I think sometimes the world was simply not ready for him, for people like him.

In the weeks before he chose to leave the world, Paul was concerned about a young farmer named Joshua Rockwood who was arrested by police in his upstate New York town during the worst cold wave in recent American history. Joshua was charged with 13 counts of animal cruelty and neglect, including citations for having frozen water streams and bowls, an unheated barn, and inadequate amounts of feed the police and officials of the humane society decided he ought to have for his pigs.

Paul felt, as I do, that the charges against Joshua, a loving and honest farmer,  were unjust. Paul came to New York to attend one of Joshua’s court hearings, he called me days before he died to offer to drive to New York with his horse trailer and bring home the three horses that officials seized from Joshua’s farm during their raid. Make sure Joshua knows there would be no charge, he said.

This was very much the way Paul lived. He cared deeply about people, he helped many,  and had the rare quality of empathy and intuition. Justice was important to him, he was willing to suffer for it, he was willing  to hold out a hand and heart to others. Thomas Paine might been writing about Paul when he wrote “I love the man that can smile in trouble, that can gather strength from distress, and grow brave by reflection. ‘Tis the business of little minds to shrink, but he whose heart is firm, and whose conscience approves his conduct, will pursue his principles unto death.”

Paul suffered greatly in his own mind and soul. He was never satisfied with himself, as much as he never judged others.  He pursued his principles unto death, although I never imagined the death he chose.

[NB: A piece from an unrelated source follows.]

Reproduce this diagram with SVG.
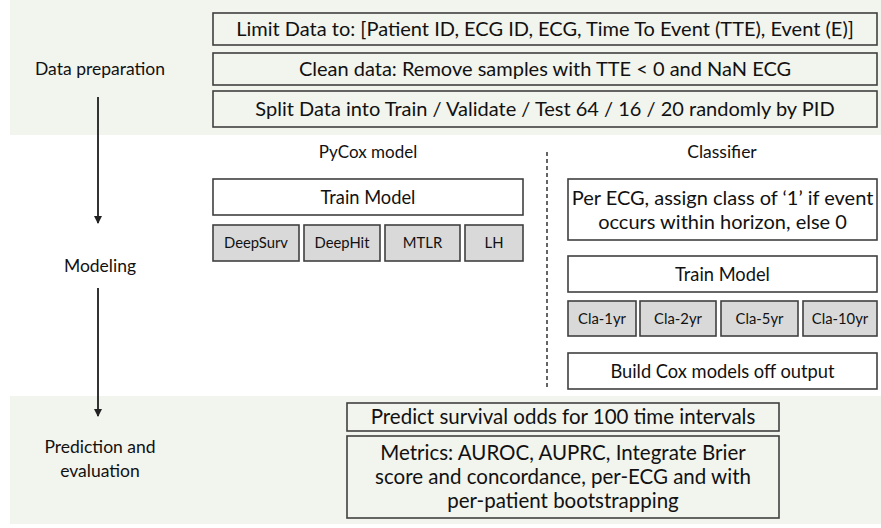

That is the mystery and wonder of suicide, we can never imagine it, never fully understand it. It is the most personal and individual statement a human being can make, if we own nothing else, we own our lives. Paul leaves us in his own time and in his own way, and there is something as fitting about that as it is awful. He pursued his principles unto death.

Paul and I had bonded in many ways, one of the most enduring connections was our anguish over the persecution of farmers, the poor, people who lived with working animals, with the horses,  at the hands of the new animal movement that claims to speak for the rights of animals but does not,  which he and I both believed has become a new kind of inquisition in many ways, a cruel and cold social movement he could not abide, and which managed to hurt him and those he loved deeply and continuously.

Paul saw that we needed a better understanding of animals than this, a better love of human beings than this, that we had to be better than this. In the name of animals, in the name of people. That was the Next Step, The Third Way, the idea behind Blue Star that he and Pamela shared so passionately.  We live, he believed, in fond affection for brother sun, sister moon, brother river, mother earth. And for our brothers and sisters.

So this is a man worth considering and remembering, an idea that deserves to live. It is not for me to judge or even comprehend how he chose to say goodbye, but goodbyes always have  two sides to them, and I have the right to mine. Go in peace and compassion Paul, I pray that you find what you want and need in whatever world and space you have chosen to occupy. I know that some day, in a time and place of your own choosing, when we meet once again, it will be in that better world,  the world of your dreams and passions, a world of your visions and love.There, the better man will live and prosper, not in a patriarchy any longer but in the community of people and the brotherhood of humans and animals.

You planted some powerful seeds, they will grow and grow and grow. Just look around here today, they already are.

There, in that world, you will find a way to say goodbye, to me, to your many friends and family members, to Pamela, the powerful army of the young that you nurtured and guided here, to the horses you came to love so much.

The remembering ceremony is open to the public, but you don’t need to be there to celebrate Paul’s life. There is no better way to honor Paul and to remember him than to help Blue Star fulfill it’s promise and his dream.